EXERCISE AIM: Below is some material; set it all down exactly, apart from the pictures.

PROVIDED MATERIAL:
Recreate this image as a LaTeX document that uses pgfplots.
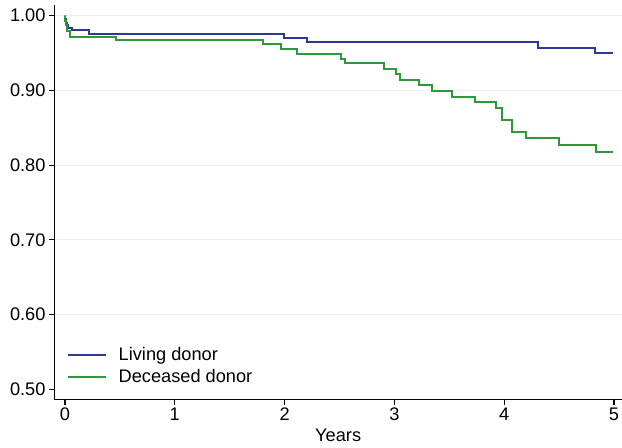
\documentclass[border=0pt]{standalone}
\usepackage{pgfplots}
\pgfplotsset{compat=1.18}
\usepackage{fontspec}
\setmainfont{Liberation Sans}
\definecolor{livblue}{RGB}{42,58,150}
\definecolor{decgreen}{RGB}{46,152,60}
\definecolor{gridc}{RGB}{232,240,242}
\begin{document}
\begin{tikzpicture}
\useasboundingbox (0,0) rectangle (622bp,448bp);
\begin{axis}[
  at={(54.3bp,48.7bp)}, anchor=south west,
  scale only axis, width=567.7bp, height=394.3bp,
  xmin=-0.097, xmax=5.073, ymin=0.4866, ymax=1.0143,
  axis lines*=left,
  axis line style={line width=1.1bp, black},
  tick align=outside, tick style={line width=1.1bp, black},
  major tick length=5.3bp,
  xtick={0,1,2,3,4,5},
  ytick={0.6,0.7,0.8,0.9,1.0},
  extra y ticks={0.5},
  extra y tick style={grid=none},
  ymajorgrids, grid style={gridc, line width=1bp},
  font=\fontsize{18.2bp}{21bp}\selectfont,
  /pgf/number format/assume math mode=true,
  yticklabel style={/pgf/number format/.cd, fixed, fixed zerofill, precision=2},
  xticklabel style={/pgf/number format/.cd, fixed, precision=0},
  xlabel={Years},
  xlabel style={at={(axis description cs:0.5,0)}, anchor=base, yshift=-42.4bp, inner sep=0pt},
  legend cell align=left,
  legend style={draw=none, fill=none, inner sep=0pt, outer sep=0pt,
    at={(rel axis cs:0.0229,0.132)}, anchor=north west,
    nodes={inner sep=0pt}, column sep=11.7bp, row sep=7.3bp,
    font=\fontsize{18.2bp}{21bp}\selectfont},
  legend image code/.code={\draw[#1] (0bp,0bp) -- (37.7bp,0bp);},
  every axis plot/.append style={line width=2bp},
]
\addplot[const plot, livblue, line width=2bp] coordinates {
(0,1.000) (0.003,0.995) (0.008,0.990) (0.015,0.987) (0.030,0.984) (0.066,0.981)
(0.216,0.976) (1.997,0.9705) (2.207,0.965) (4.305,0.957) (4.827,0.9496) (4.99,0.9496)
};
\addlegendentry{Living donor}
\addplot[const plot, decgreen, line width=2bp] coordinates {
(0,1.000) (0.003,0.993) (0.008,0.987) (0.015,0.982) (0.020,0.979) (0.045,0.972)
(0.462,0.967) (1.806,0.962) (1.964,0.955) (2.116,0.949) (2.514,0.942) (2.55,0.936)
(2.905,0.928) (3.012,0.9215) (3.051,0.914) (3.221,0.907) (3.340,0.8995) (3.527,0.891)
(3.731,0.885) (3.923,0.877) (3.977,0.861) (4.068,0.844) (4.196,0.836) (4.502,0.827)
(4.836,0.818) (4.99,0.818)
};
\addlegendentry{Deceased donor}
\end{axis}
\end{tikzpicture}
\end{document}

WRITTEN SOLUTION:
Recreate this image as a LaTeX document that uses pgfplots.
\documentclass[border=0pt]{standalone}
\usepackage{pgfplots}
\pgfplotsset{compat=1.18}
\usepackage{fontspec}
\setmainfont{Liberation Sans}
\definecolor{livblue}{RGB}{42,58,150}
\definecolor{decgreen}{RGB}{46,152,60}
\definecolor{gridc}{RGB}{232,240,242}
\begin{document}
\begin{tikzpicture}
\useasboundingbox (0,0) rectangle (622bp,448bp);
\begin{axis}[
  at={(54.3bp,48.7bp)}, anchor=south west,
  scale only axis, width=567.7bp, height=394.3bp,
  xmin=-0.097, xmax=5.073, ymin=0.4866, ymax=1.0143,
  axis lines*=left,
  axis line style={line width=1.1bp, black},
  tick align=outside, tick style={line width=1.1bp, black},
  major tick length=5.3bp,
  xtick={0,1,2,3,4,5},
  ytick={0.6,0.7,0.8,0.9,1.0},
  extra y ticks={0.5},
  extra y tick style={grid=none},
  ymajorgrids, grid style={gridc, line width=1bp},
  font=\fontsize{18.2bp}{21bp}\selectfont,
  /pgf/number format/assume math mode=true,
  yticklabel style={/pgf/number format/.cd, fixed, fixed zerofill, precision=2},
  xticklabel style={/pgf/number format/.cd, fixed, precision=0},
  xlabel={Years},
  xlabel style={at={(axis description cs:0.5,0)}, anchor=base, yshift=-42.4bp, inner sep=0pt},
  legend cell align=left,
  legend style={draw=none, fill=none, inner sep=0pt, outer sep=0pt,
    at={(rel axis cs:0.0229,0.132)}, anchor=north west,
    nodes={inner sep=0pt}, column sep=11.7bp, row sep=7.3bp,
    font=\fontsize{18.2bp}{21bp}\selectfont},
  legend image code/.code={\draw[#1] (0bp,0bp) -- (37.7bp,0bp);},
  every axis plot/.append style={line width=2bp},
]
\addplot[const plot, livblue, line width=2bp] coordinates {
(0,1.000) (0.003,0.995) (0.008,0.990) (0.015,0.987) (0.030,0.984) (0.066,0.981)
(0.216,0.976) (1.997,0.9705) (2.207,0.965) (4.305,0.957) (4.827,0.9496) (4.99,0.9496)
};
\addlegendentry{Living donor}
\addplot[const plot, decgreen, line width=2bp] coordinates {
(0,1.000) (0.003,0.993) (0.008,0.987) (0.015,0.982) (0.020,0.979) (0.045,0.972)
(0.462,0.967) (1.806,0.962) (1.964,0.955) (2.116,0.949) (2.514,0.942) (2.55,0.936)
(2.905,0.928) (3.012,0.9215) (3.051,0.914) (3.221,0.907) (3.340,0.8995) (3.527,0.891)
(3.731,0.885) (3.923,0.877) (3.977,0.861) (4.068,0.844) (4.196,0.836) (4.502,0.827)
(4.836,0.818) (4.99,0.818)
};
\addlegendentry{Deceased donor}
\end{axis}
\end{tikzpicture}
\end{document}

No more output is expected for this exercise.